Fines for Late Payment of Invoiced Amounts Cannot Be Arbitrary – High Court

The High Court Of Maldives, on 23 July 2019, partially overturned the Civil Court’s decision in the case Ahmed Amir v Dhivehi Rayyithunge Party. In its decision, the High Court held that the Appellant, DRP, while still required to pay the principal amount specified in the invoices, would not have to pay the fines claimed by the Respondent, Ahmed Amir.

Amir sued the DRP in the Civil Court for non-payment of fees, and fines for non-payment with respect to the services rendered by two studios, AIM Creations and AVM Productions, operated by Amir. While the Civil Court’s decision held that both the amount payable in the invoices, and fines with respect to non-payment, for a sum total of MRF 19,908,176 (Nineteen Million Nine Hundred and Eight Thousand and One Hundred and Seventy Six Rufiyaa) was payable to the Plaintiff, Amir, the High Court in its decision, held that the fines claimed by Amir were not in line with the normal practice between the parties to the contract.

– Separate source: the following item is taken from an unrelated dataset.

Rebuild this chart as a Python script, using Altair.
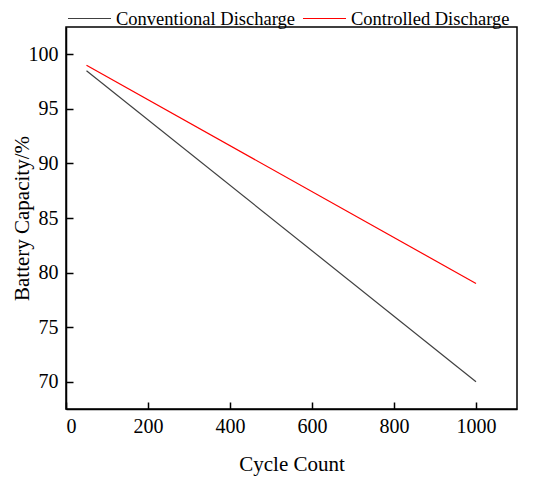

The High Court, in its ratio-decidendi, noted that where a contracting party fails to fulfil their obligations within the time period stipulated in the contract, Supreme Court Case Number 2015/SC-A/16 and High Court Case Number 2015/HC-A/177 explains the rules to be followed by the courts when determining the compensation owed to the aggrieved party. The High Court, expounded on these rules, noting that any loss or compensation claimed by a party to the contract cannot be arbitrary, or abusive in nature, and must be commensurate of the loss incurred. When applying this principle to the case before the High Court, the bench noted that, based on bills and invoices provided to the Court, Amir had not imposed fines for services rendered on other occasions even though, the same fine provisions were in operation. As such, the High Court held that ordering the payment of the fine amount would violate the general practice and understanding between the parties to the agreement.